Salah bertanya, pikirku. Jawaban-jawaban tersebut akan mengurung otak dan akan bertahan entah sampai kapan. Aku tidak akan nyenyak tidur. Paras ini bisa saja memasang senyum manis yang berbahasa 'aku baik-baik saja' atau 'tidak apa-apa', namun hati dan pikiran saling beradu. Jarang aku dan Aga bisa santai seperti ini, membahas hal-hal serius yang sangat kami anti. Karena biasanya setelah membahas hal serius, mood akan berubah.

"Kamu tahu? Kita engga pernah menemukan suatu hal kesamaan. Kita benar-benar berbeda.

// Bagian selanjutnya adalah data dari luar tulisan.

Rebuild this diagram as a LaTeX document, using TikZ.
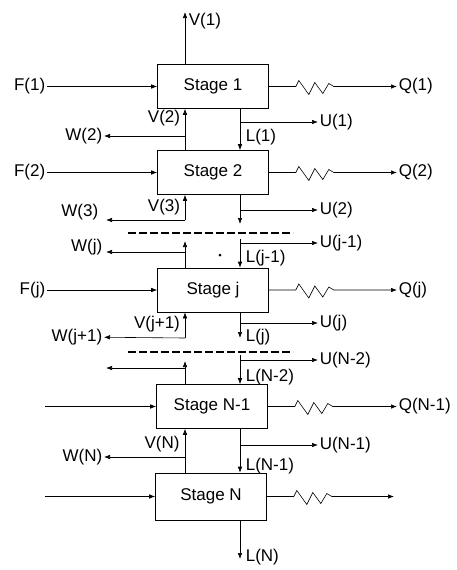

Engga nyambung." Katanya sambil tertawa, terpaksa aku ikut tertawa.

"Ya, aku tahu. Aku engga bisa bernyanyi, aku bodoh, engga seperti kamu.." aku berargumen sesuai fakta  dan dia malah terus tertawa. Hal ini adalah topik yang sangat membosankan. Selalu muncul pembahasan seperti ini di setiap tahun meskipun pernyataan Aga benar adanya. Aku senang membaca, dia tidak. Aku senang outdoor, dia senang di dalam rumah saja. Aku senang yang esktrem, dia senangnya malas-malasan. "Aku takut karena ketidaksamaan ini akan berdampak jika nanti benar-benar bersama dan tidak ada hal yang bisa dibicarakan nanti.." aku meneruskan.

"Aku yakin pasti ada."

Tidak tahu apa yang membuat kami seperti ini. Bertemu dengan ketidaksengajaan, berawal dari saling bercanda, berlanjut sering tukar cerita, lalu menjadi sekarang ini. Banyak yang memisahkan namun selalu menemukan beribu alasan untuk bersatu kembali. Tak jarang orang menyebut kami pasangan yang lucu, cocok katanya, bahkan ada yang mengira kakak-beradik. Entah basa-basi atau memang pandangan mereka. Mereka tidak pernah tahu apa yang kami rasakan atau hubungan yang kami jalin, tapi kami berdua merasakan hal yang sama dan tidak pernah mengerti apa hubungan yang sedang kami jalin.